- Born: Nadia Heng Min Dern 16 June 1985 (age 40) Port Dickson, Negeri Sembilan, Malaysia
- Occupations: TV host, emcee, model, actress
- Height: 1.68 m (5 ft 6 in)
- Beauty pageant titleholder
- Title: Miss World Malaysia 2010
- Hair colour: Brown
- Major competition(s): Miss World 2010 (Unplaced)

Chinese name
- Chinese: 邢敏敦

Standard Mandarin
- Hanyu Pinyin: Xíng Mǐndūn

Yue: Cantonese
- Jyutping: Jing4 Man5 Deon1

Southern Min
- Hokkien POJ: Hêng Bín-tun

= Nadia Heng =

Malaysian model (born 1985)

Nadia Heng Min Dern (邢敏敦; born 16 June 1985) is a Malaysian beauty pageant titleholder and model who won Miss World Malaysia 2010 and represented Malaysia at Miss World 2010 on 30 October in China.

==Early life==
Heng was born in Port Dickson, Negeri Sembilan, to a Chinese father and English mother. She has a fraternal twin sister Natalie who was born a minute before her. Her father used to work in Port Dickson's hotel industry before his retirement and her mother is an administrator at a nursing home in England. Heng has appeared in more than 20 TV commercials and print advertisements, among them jobs for Spritzer and Gintell.

==Personal life==
Heng graduated with a degree in communications from Universiti Sains Malaysia in 2006 and used to work as a public relations manager. She is now a professional emcee and host for some of the biggest brands. She loves reading, running, singing, swimming and travelling. She told the interviewer that her Personal Motto is ‘Life is a self-fulfilling prophecy. Learn to live, enjoy the moment.
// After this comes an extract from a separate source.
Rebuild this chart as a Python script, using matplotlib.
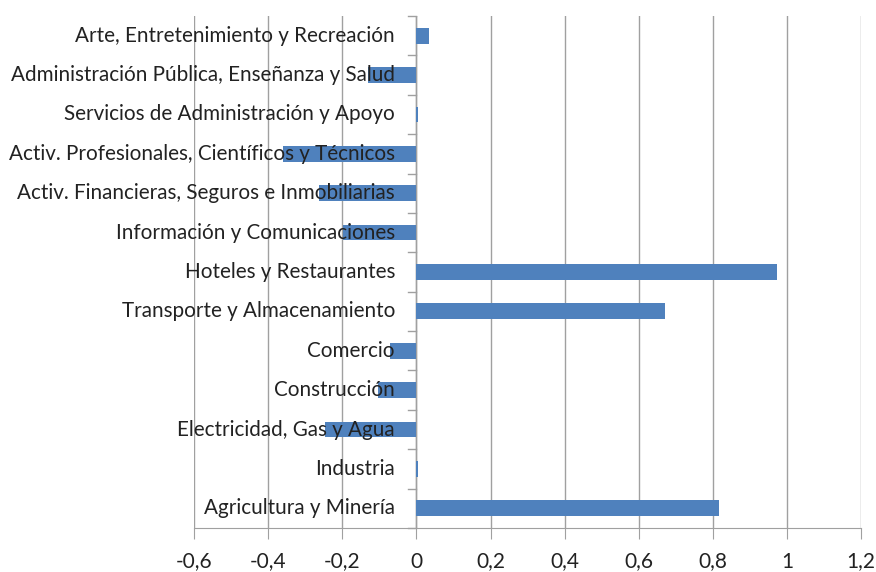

Heng describes herself as a versatile, determined, sociable and diligent person. She says that her future ambition is to have a successful accessories and clothing line. In college, Heng received the best student award during her diploma in public relations. She is fluent in English, Mandarin Chinese, and Malay.

==Career==
Heng competed in the Miss World Malaysia 2010 and won the title. She then represented Malaysia in the Miss World 2010 held in Sanya, China, but was unplaced.

Heng appeared in two Malay-language films in 2013: the action film Langgar and the romantic comedy Lemak Kampung Santan. In 2014 she became a co-host of the 8TV talk show G-Thang. She subsequently founded her own company Be Spoke to offer her services as a master of ceremonies.